Candidate coalitions, on the other hand, serve to advance the interests of a candidate--namely, to get elected. They are constellations of support for a person. Community coalitions are constellations of support for a set of shared goals.

So does Hahn have a black/white/Jewish coalition, and Villaraigosa a Latino/Jewish/white one? No. Hahn has the support of black, white and Jewish voters. Villaraigosa has the support of Latino, Jewish and white voters. The man who should be mayor is the one who can lead us away from this kind of political coalition and into genuine community coalitions.

The harder challenge is for Villaraigosa, not because he is not willing but because the black community has a hard time seeing a common agenda with the Latino immigrant community. Many blacks view it as a zero-sum political calculation: Their gain is our loss.
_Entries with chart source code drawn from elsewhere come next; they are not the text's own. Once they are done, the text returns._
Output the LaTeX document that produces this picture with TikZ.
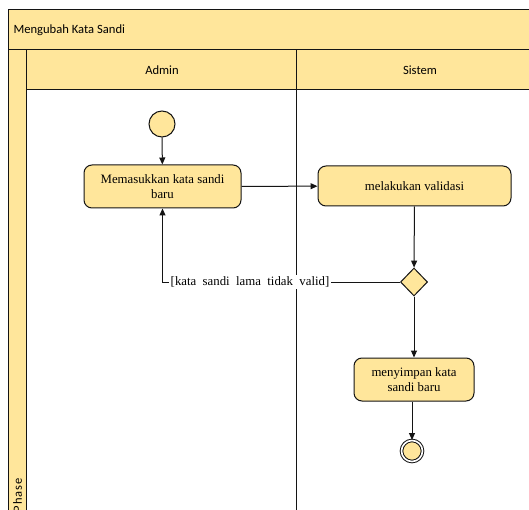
\documentclass[tikz,border=0pt]{standalone}
\usepackage{fontspec}
\setmainfont{Liberation Serif}
\newfontfamily\lanefont{Carlito}
\usetikzlibrary{arrows.meta,shapes.geometric}
\definecolor{swim}{RGB}{255,230,155}
\definecolor{ink}{RGB}{20,20,20}
\newcommand{\gap}{\hspace{0.5em}}
\tikzset{
  lane/.style={draw=ink, line width=1pt, fill=swim},
  lanetext/.style={font=\lanefont\fontsize{12.6}{14}\selectfont},
  action/.style={draw=ink, line width=1pt, fill=swim, rounded corners=8pt,
    align=center, font=\fontsize{12.8}{15.5}\selectfont, inner sep=0pt},
  startnode/.style={circle, draw=ink, line width=1pt, fill=swim, minimum size=26pt, inner sep=0pt},
  endnode/.style={circle, draw=ink, line width=1pt, fill=swim, double=white, double distance=1.6pt, minimum size=21pt, inner sep=0pt},
  decision/.style={diamond, draw=ink, line width=1pt, fill=swim, minimum width=27pt, minimum height=28pt, inner sep=0pt},
  flow/.style={draw=ink, line width=1pt, -{Triangle[length=7pt,width=6pt]}},
  guard/.style={fill=white, inner sep=1.5pt, font=\fontsize{12.8}{15}\selectfont}
}
\begin{document}
\begin{tikzpicture}[x=1pt,y=-1pt]
\useasboundingbox (0,0) rectangle (529,510);
\clip (0,0) rectangle (529,510);
\fill[white] (0,0) rectangle (529,510);
% pool and lanes
\draw[lane] (8,10) rectangle (545,50);
\node[anchor=west, lanetext] (title) at (10,30) {Mengubah Kata Sandi};
\draw[lane] (8,50) rectangle (26,530);
\draw[lane] (26,50) rectangle (296,90);
\draw[lane] (296,50) rectangle (545,90);
\draw[ink, line width=1pt] (26,90) -- (26,530);
\draw[ink, line width=1pt] (296,90) -- (296,530);
\node[lanetext] (admin) at (162,70) {Admin};
\node[lanetext] (sistem) at (420,70) {Sistem};
\node[rotate=90, anchor=east, inner sep=0pt, font=\lanefont\fontsize{12.5}{13}\selectfont] (phase) at (17.5,478) {P\kern1pt h\kern1pt a\kern1pt s\kern1pt e};
% activity nodes
\node[startnode] (start) at (162,124) {};
\node[action, minimum width=157pt, minimum height=43pt] (a1) at (162.5,186.5) {Memasukkan kata sandi\\baru};
\node[action, minimum width=193pt, minimum height=40pt] (a2) at (414.5,186) {melakukan validasi};
\node[decision] (d) at (414,282) {};
\node[action, minimum width=120pt, minimum height=43pt] (a3) at (414,379.5) {menyimpan kata\\sandi baru};
\node[endnode] (stop) at (412,451) {};
% flows
\draw[flow] (start) -- (a1);
\draw[flow] (a1) -- (a2);
\draw[flow] (a2) -- (d);
\draw[flow] (d) -- (d |- a3.north);
\draw[flow] (stop |- a3.south) -- (stop);
\draw[flow] (d.west) -- (a1.south |- d.west) -- (a1.south);
\node[guard] (glabel) at (250,282) {[kata\gap sandi\gap lama\gap tidak\gap valid]};
\end{tikzpicture}
\end{document}
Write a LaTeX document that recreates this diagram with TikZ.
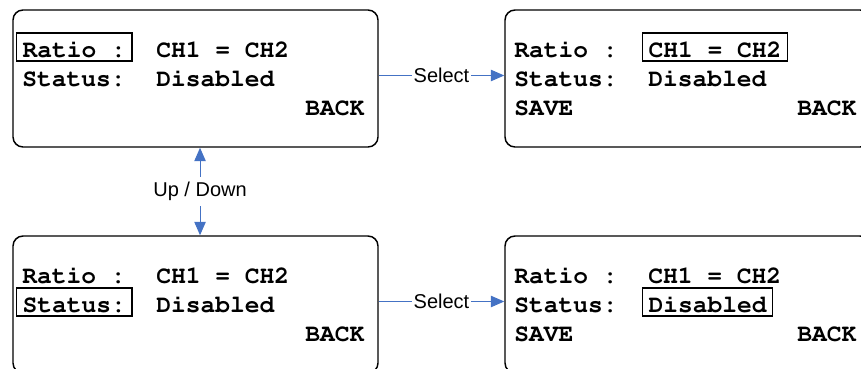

That's true if you view it from the ethno-centric politics of the past. It's not true if you view it from the perspective of the kinds of coalitions that will be needed in the future.

In the primary, 71% of black voters supported Hahn, while 12% voted for Villaraigosa. Black voters were the most cohesive voting bloc in the recent primary. Two Latino candidates shared Latino support. Jewish support was widely distributed. White and Asian votes were in every column.

Cold political analysis could cause Villaraigosa to conclude that the black vote is lost to him and that money and time spent wooing such voters would be wasted. He may even be able to win that way. But he'll be a better mayor if he doesn't.